Return each line containing "page".

Recorded information:
────────

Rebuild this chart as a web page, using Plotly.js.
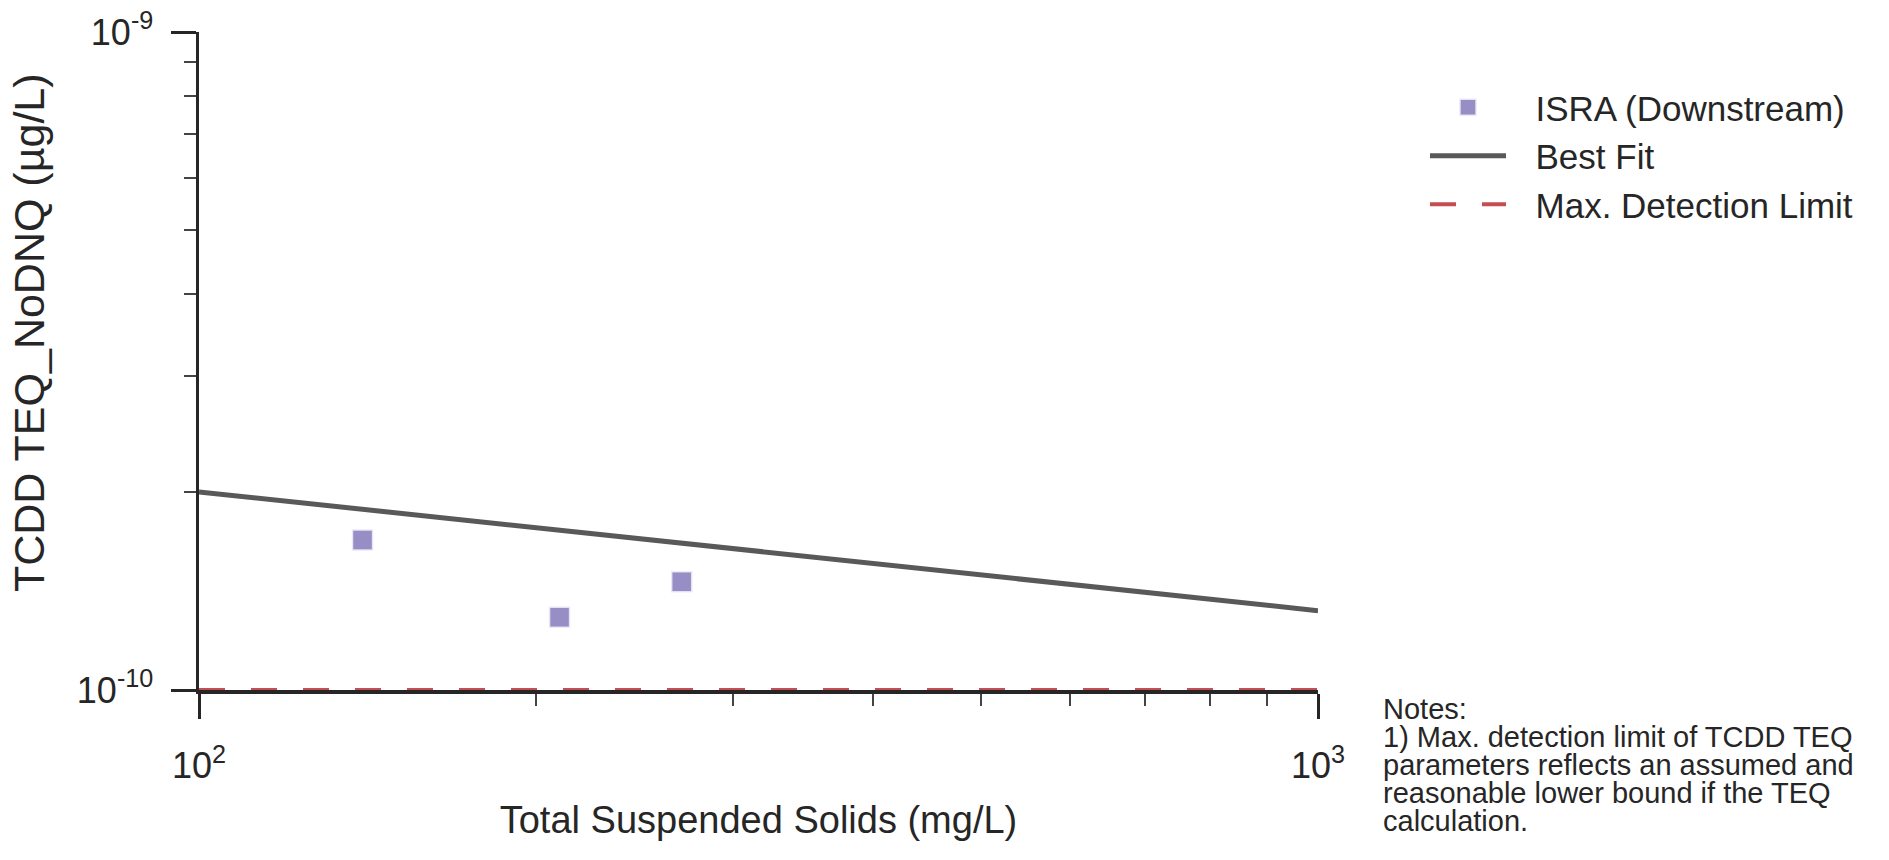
<!DOCTYPE html>
<html>
<head>
<meta charset="utf-8">
<script src="https://cdn.plot.ly/plotly-3.0.1.min.js"></script>
<style>
  html, body { margin: 0; padding: 0; background: #fff; }
  #plot { width: 1889px; height: 860px; }
</style>
</head>
<body>
<div id="plot"></div>
<script>
// samples
const tssDown = [140, 210, 270];
const teqDown = [1.69e-10, 1.29e-10, 1.46e-10];

// best fit line ends
const fitTss = [100, 1000];
const fitTeq = [2.0e-10, 1.32e-10];

// max detection limit
const limitTss = [100, 1000];
const limitTeq = [1e-10, 1e-10];

// ticks
const xMajor = [100, 1000];
const xMajorText = ['10<sup>2</sup>', '10<sup>3</sup>'];
const xMinor = [200, 300, 400, 500, 600, 700, 800, 900];
const yMajor = [1e-10, 1e-9];
const yMajorText = ['10<sup>-10</sup>', '10<sup>-9</sup>'];
const yMinor = [2e-10, 3e-10, 4e-10, 5e-10, 6e-10, 7e-10, 8e-10, 9e-10];

const noteLines = [
  'Notes:',
  '1) Max. detection limit of TCDD TEQ',
  'parameters reflects an assumed and',
  'reasonable lower bound if the TEQ',
  'calculation.'
];

const FONT = 'Arial, "Liberation Sans", sans-serif';
const INK = '#262626';
const GAP = '\u2002\u2009'; // room between legend symbol and label

// plot box in page pixels, used to place the notes and y title
const box = { left: 199, right: 1318, top: 32, bottom: 690 };
const px2x = px => (px - box.left) / (box.right - box.left);
const px2y = py => (box.bottom - py) / (box.bottom - box.top);

const traces = [
  {
    x: tssDown,
    y: teqDown,
    type: 'scatter',
    mode: 'markers',
    name: GAP + 'ISRA (Downstream)',
    marker: {
      symbol: 'square',
      size: 20,
      color: '#968ec4',
      line: { color: 'rgba(235,232,248,0.9)', width: 1.5 }
    }
  },
  {
    x: fitTss,
    y: fitTeq,
    type: 'scatter',
    mode: 'lines',
    name: GAP + 'Best Fit',
    line: { color: '#595959', width: 5 }
  },
  {
    x: limitTss,
    y: limitTeq,
    type: 'scatter',
    mode: 'lines',
    name: GAP + 'Max. Detection Limit',
    line: { color: '#c44e52', width: 4, dash: '26px,26px' }
  }
];

const annotations = noteLines.map((t, i) => ({
  text: t,
  xref: 'paper', yref: 'paper',
  x: px2x(1381), y: px2y(709 + i * 28),
  xanchor: 'left', yanchor: 'middle',
  showarrow: false,
  font: { family: FONT, size: 29, color: INK }
}));

// y title placed by hand, it sits above the axis centre in the reference
annotations.push({
  text: 'TCDD TEQ_NoDNQ (µg/L)',
  xref: 'paper', yref: 'paper',
  x: px2x(29), y: px2y(333),
  xanchor: 'center', yanchor: 'middle',
  textangle: -90,
  showarrow: false,
  font: { family: FONT, size: 43, color: INK }
});

const layout = {
  width: 1889,
  height: 860,
  paper_bgcolor: '#fff',
  plot_bgcolor: '#fff',
  font: { family: FONT, color: INK },
  margin: { l: box.left, r: 1889 - box.right, t: box.top, b: 860 - box.bottom },
  showlegend: true,
  legend: {
    x: px2x(1425), y: px2y(78),
    xanchor: 'left', yanchor: 'top',
    font: { family: FONT, size: 35, color: INK },
    itemwidth: 76,
    bgcolor: 'rgba(0,0,0,0)',
    tracegroupgap: 0
  },
  xaxis: {
    type: 'log',
    range: [2, 3],
    showgrid: false,
    zeroline: false,
    showline: true,
    linecolor: INK,
    linewidth: 3.5,
    ticks: 'outside',
    ticklen: 25,
    tickwidth: 3,
    tickcolor: INK,
    tickmode: 'array',
    tickvals: xMajor,
    ticktext: xMajorText,
    tickfont: { family: FONT, size: 36, color: INK },
    ticklabelstandoff: 16,
    minor: {
      tickmode: 'array',
      tickvals: xMinor,
      ticks: 'outside',
      ticklen: 12,
      tickwidth: 2,
      tickcolor: '#444',
      showgrid: false
    },
    title: {
      text: 'Total Suspended Solids (mg/L)',
      font: { family: FONT, size: 38, color: INK },
      standoff: 22
    }
  },
  yaxis: {
    type: 'log',
    range: [-10, -9],
    showgrid: false,
    zeroline: false,
    showline: true,
    linecolor: INK,
    linewidth: 3.5,
    ticks: 'outside',
    ticklen: 25,
    tickwidth: 3,
    tickcolor: INK,
    tickmode: 'array',
    tickvals: yMajor,
    ticktext: yMajorText,
    tickfont: { family: FONT, size: 36, color: INK },
    ticklabelstandoff: 10,
    minor: {
      tickmode: 'array',
      tickvals: yMinor,
      ticks: 'outside',
      ticklen: 12,
      tickwidth: 2,
      tickcolor: '#444',
      showgrid: false
    }
  },
  annotations: annotations
};

Plotly.newPlot('plot', traces, layout, { displayModeBar: false, staticPlot: true });
</script>
</body>
</html>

────────

Output of the exercise:
Rebuild this chart as a web page, using Plotly.js.
// plot box in page pixels, used to place the notes and y title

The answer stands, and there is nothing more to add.